The NEA’s Jew-hatred has also filtered down to its state and local affiliates.

For example, the Massachusetts Teachers Association website provides 89 curriculum resources on the Israeli-Palestinian conflict, with 67 of them depicting Israel as an illegitimate state and/or oversimplifying a complex conflict by accusing it of wrongful occupation, according to a public letter sent by the Massachusetts Educators Against Antisemitism and the American Jewish Committee New England. The groups are concerned about a year-long campaign by MTA leadership to demonize Israel and promote anti-Zionist propaganda in classrooms.

One of MTA’s resources includes Palestinian revolutionary posters that feature a Star of David dripping with blood.

Just as vile, in Oregon, the NEA-affiliated Portland Association of Teachers suggests gathering kindergarteners into a circle and teaching them the history of Palestine: “Seventy-five years ago, a lot of decision-makers around the world decided to take away Palestinian land to make a country called Israel. Israel would be a country where rules were mostly fair for Jewish people with white skin. There’s a BIG word for when indigenous land gets taken away to make a country; that’s called settler colonialism.”

The United Teachers of Los Angeles is particularly egregious. UTLA leadership is pro-Palestinian and was sued by Jewish teachers who don’t want to be represented by them because the union supports calls for the destruction of the plaintiffs’ religious homeland and “promotes animosity and violence towards people of Jewish descent.

UTLA also sees itself as an authority on foreign policy. In October 2024, its governing body voted to back a congressional effort to prevent the sale of over $20 billion in U.S. weapons to Israel, arguing that American-supplied arms were being used against civilians.

So, what can be done about this egregious situation?

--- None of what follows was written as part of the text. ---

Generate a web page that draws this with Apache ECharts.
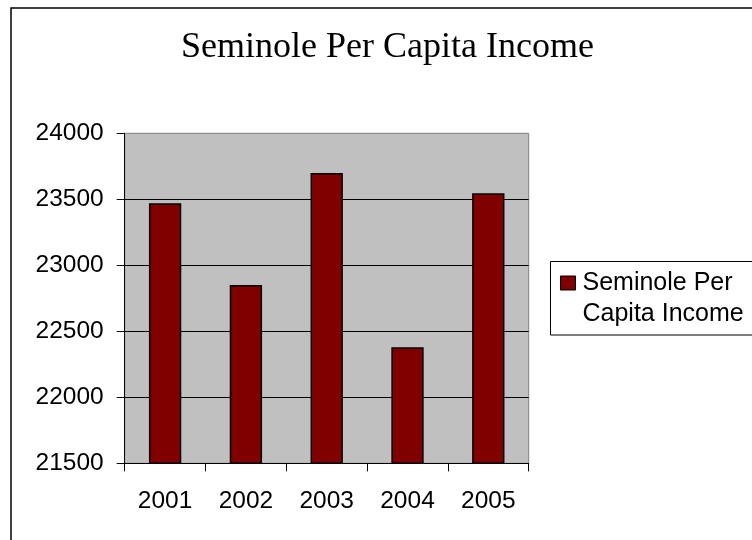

The House Committee on Education and the Workforce is investigating the NEA over whether it discriminates against Jews. Rep. Tim Walberg (R-Mich.), the committee chairman, wrote to the union’s president, Becky Pringle, to demand that the union hand over documents related to alleged antisemitic content.

Among other things, Walberg writes that the NEA’s 2025 handbook, which outlines the union’s goals and priorities for the upcoming year, “contains passages and priorities that are hostile towards the Jewish people.”

While Walberg’s efforts are justified and well-meaning, it’s uncertain what they will achieve. The most effective way to fight union antisemitism is for Jewish teachers to resign from the union. By paying dues, they support an organization that despises them. They should also speak with like-minded teachers and encourage them to leave the union as well.

Clearly, the current situation is disgraceful, and not addressing it will only make it worse.